One step closer to quantum computers

Photons are particles of light and a promising way to exploit quantum phenomena since they do not suffer from strong coupling with the external world. They also benefit from many degrees of freedom (frequency, linear momentum, spin and orbital angular momentum) onto which quantum bits can be implemented, processed and measured with relative simplicity.

Given the vast literature that has shown how to tame photons, the aim of the EU-funded 'Quantum photonic chip' (QUANPHOCHIP) project is to advance this technology towards a scable platform. The integration of quantum optical systems on a solid-state chip would be a major step in this direction. Specifically, silicon-based chips were the natural choice for a number of reasons.

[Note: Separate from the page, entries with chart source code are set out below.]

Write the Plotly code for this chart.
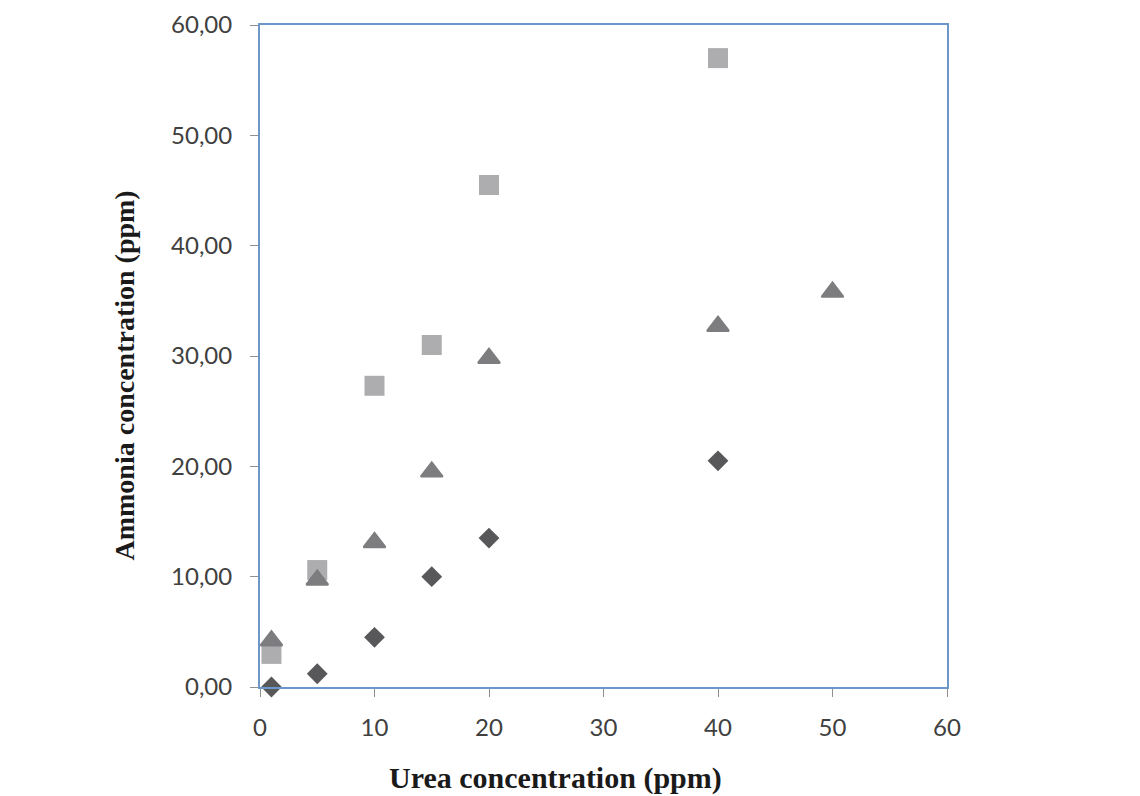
import plotly.graph_objects as go

urea_sq = [1, 5, 10, 15, 20, 40]
ammonia_sq = [3.0, 10.6, 27.3, 31.0, 45.5, 57.0]

urea_tri = [1, 5, 10, 15, 20, 40, 50]
ammonia_tri = [4.2, 9.7, 13.1, 19.5, 29.8, 32.7, 35.8]

urea_dia = [1, 5, 10, 15, 20, 40]
ammonia_dia = [0.0, 1.2, 4.5, 10.0, 13.5, 20.5]

x_ticks = [0, 10, 20, 30, 40, 50, 60]
x_ticklabels = ["0", "10", "20", "30", "40", "50", "60"]
y_ticks = [0, 10, 20, 30, 40, 50, 60]
y_ticklabels = ["0,00", "10,00", "20,00", "30,00", "40,00", "50,00", "60,00"]

x_title = "Urea concentration (ppm)"
y_title = "Ammonia concentration (ppm)"

fig = go.Figure()
fig.add_trace(go.Scatter(x=urea_sq, y=ammonia_sq, mode="markers", cliponaxis=False,
                         marker=dict(symbol="square", size=20, color="#adadb0")))
fig.add_trace(go.Scatter(x=urea_tri, y=ammonia_tri, mode="markers", cliponaxis=False,
                         marker=dict(symbol="triangle-up", size=19, color="#7d7d80",
                                     line=dict(width=2, color="#7d7d80"))))
fig.add_trace(go.Scatter(x=urea_dia, y=ammonia_dia, mode="markers", cliponaxis=False,
                         marker=dict(symbol="diamond", size=16, color="#58585a")))

axis_common = dict(
    showgrid=False, zeroline=False, showline=True, linecolor="#6b98c8", linewidth=2,
    mirror=True, ticks="outside", ticklen=8, tickcolor="#909090", tickwidth=1,
    automargin=False, ticklabeloverflow="allow",
    tickfont=dict(family="Lato, Open Sans, sans-serif", size=24, color="#404040"),
)

fig.update_layout(
    width=1132, height=790,
    margin=dict(l=252, r=193, t=17, b=111),
    paper_bgcolor="white", plot_bgcolor="white",
    showlegend=False,
    xaxis=dict(range=[0, 60], tickvals=x_ticks, ticktext=x_ticklabels,
               ticklabelstandoff=10, **axis_common),
    yaxis=dict(range=[0, 60], tickvals=y_ticks, ticktext=y_ticklabels,
               ticklabelstandoff=13, **axis_common),
    annotations=[
        dict(text="<b>" + x_title + "</b>", xref="paper", yref="paper",
             x=(555 - 8 - 252) / 687, y=-0.137, xanchor="center", yanchor="middle",
             showarrow=False,
             font=dict(family="Liberation Serif, serif", size=30, color="#1a1a1a")),
        dict(text="<b>" + y_title + "</b>", xref="paper", yref="paper",
             x=-0.197, y=0.47, xanchor="center", yanchor="middle", showarrow=False,
             textangle=-90,
             font=dict(family="Liberation Serif, serif", size=28, color="#1a1a1a")),
    ],
)

fig.write_html("out.html")
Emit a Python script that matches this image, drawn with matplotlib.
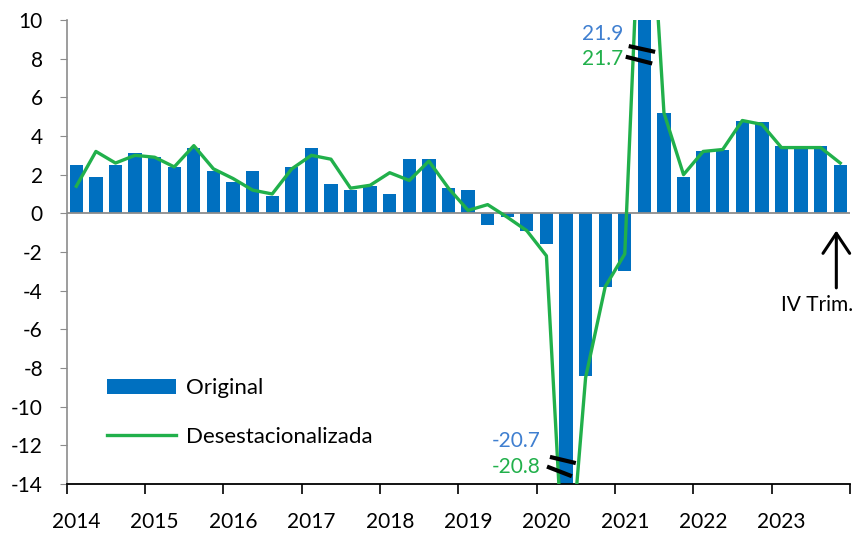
import numpy as np
import matplotlib
matplotlib.use('Agg')
import matplotlib.pyplot as plt
from matplotlib.patches import Patch
from matplotlib.lines import Line2D

plt.rcParams['font.family'] = ['Lato', 'DejaVu Sans']

years = ['2014', '2015', '2016', '2017', '2018', '2019', '2020', '2021', '2022', '2023']
original = [2.5, 1.9, 2.5, 3.1, 2.9, 2.4, 3.4, 2.2, 1.6, 2.2,
            0.9, 2.4, 3.4, 1.5, 1.2, 1.4, 1.0, 2.8, 2.8, 1.3,
            1.2, -0.6, -0.2, -0.9, -1.6, -20.7, -8.4, -3.8, -3.0, 21.9,
            5.2, 1.9, 3.2, 3.3, 4.8, 4.7, 3.5, 3.4, 3.5, 2.5]
desest = [1.4, 3.2, 2.6, 3.0, 2.9, 2.4, 3.5, 2.3, 1.8, 1.2,
          1.0, 2.3, 3.0, 2.8, 1.3, 1.45, 2.1, 1.7, 2.7, 1.3,
          0.15, 0.45, -0.2, -0.9, -2.2, -20.8, -8.5, -3.8, -2.1, 21.7,
          5.2, 2.0, 3.2, 3.3, 4.8, 4.6, 3.4, 3.4, 3.4, 2.6]

blue = '#0070c0'
green = '#21b04b'
lblue = '#3f7fd0'
fs = 15

x = np.arange(len(original))
ymin, ymax = -14, 10

fig = plt.figure(figsize=(8.65, 5.33), dpi=100)
ax = fig.add_axes([0.0769, 0.092, 0.9058, 0.8705])

ax.bar(x, original, width=0.68, color=blue, zorder=2)
ax.axhline(0, color='#8c8c8c', lw=1.3, zorder=2.5)
ax.plot(x, desest, color=green, lw=2.4, zorder=3, solid_joinstyle='round')

ax.set_xlim(-0.5, len(x) - 0.5)
ax.set_ylim(ymin, ymax)
ax.set_yticks(np.arange(ymin, ymax + 1, 2))
ax.set_yticklabels([str(v) for v in range(ymin, ymax + 1, 2)])
ax.set_xticks(np.arange(-0.5, len(x), 4))
ax.set_xticklabels([])
ax.set_xticks(np.arange(0, len(x), 4), minor=True)
ax.set_xticklabels(years, minor=True)
ax.tick_params(axis='x', which='major', direction='out', length=7, width=1.2, color='black')
ax.tick_params(axis='x', which='minor', length=0, pad=20, labelsize=fs)
ax.tick_params(axis='y', direction='out', length=5, color='#8c8c8c', labelsize=fs, pad=12)

for s in ['top', 'right']:
    ax.spines[s].set_visible(False)
ax.spines['left'].set_color('#8c8c8c')
ax.spines['left'].set_linewidth(1.2)
ax.spines['bottom'].set_color('black')
ax.spines['bottom'].set_linewidth(1.3)

# valores fuera de escala
imax = int(np.argmax(original))
imin = int(np.argmin(original))
ax.text(imax - 1.1, 9.25, f'{original[imax]:.1f}', color=lblue, fontsize=fs, ha='right', va='center', zorder=5)
ax.text(imax - 1.1, 8.0, f'{desest[imax]:.1f}', color=green, fontsize=fs, ha='right', va='center', zorder=5)
ax.plot([imax - 0.8, imax + 0.55], [8.65, 8.35], color='black', lw=3, zorder=4, solid_capstyle='butt')
ax.plot([imax - 0.95, imax + 0.4], [8.1, 7.75], color='black', lw=3, zorder=4, solid_capstyle='butt')

ax.text(imin - 1.3, -11.8, f'{original[imin]:.1f}', color=lblue, fontsize=fs, ha='right', va='center', zorder=5)
ax.text(imin - 1.3, -13.1, f'{desest[imin]:.1f}', color=green, fontsize=fs, ha='right', va='center', zorder=5)
ax.plot([imin - 0.82, imin + 0.5], [-12.6, -12.92], color='black', lw=3, zorder=4, solid_capstyle='butt')
ax.plot([imin - 0.97, imin + 0.3], [-13.1, -13.6], color='black', lw=3, zorder=4, solid_capstyle='butt')

# ultimo trimestre
last = len(x) - 1
ax.annotate('', xy=(last - 0.2, -0.75), xytext=(last - 0.2, -4.0),
            arrowprops=dict(arrowstyle='->, head_width=0.3, head_length=0.45',
                            color='black', lw=2.2, mutation_scale=32),
            annotation_clip=False)
ax.text(last + 0.65, -4.75, 'IV Trim.', fontsize=fs, ha='right', va='center', clip_on=False)

handles = [Patch(facecolor=blue, edgecolor='none'),
           Line2D([0], [0], color=green, lw=2.4)]
ax.legend(handles, ['Original', 'Desestacionalizada'], loc='upper left',
          bbox_to_anchor=(0.037, 0.252), frameon=False, fontsize=16,
          handlelength=3.1, handletextpad=0.45, labelspacing=1.3, borderpad=0)

fig.savefig('out.png', dpi=100)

Firstly, silicon photonics devices can be built using established commercial complementary metal-oxide semiconductor (CMOS) fabrication techniques. Secondly, integration with CMOS-based microelectronics allows for adding driver and control electronics on the same chip, greatly reducing packaging complexity as well as cost. Thirdly, silicon’s compatibility to exotic material (superconductors for instance) allows integration of superb single-photon detectors on a quantum photonic chip, enabling measurement-induced nonlinear interaction between single photons.

The QUANPHOCHIP project is well on their way to fabricate a new class of quantum optics chips containing elements of generation, manipulation and detection of single photons. Before the QUANPHOCHIP project comes to a close, researchers envision having developed the ideal platform for fully integrated quantum optics schemes.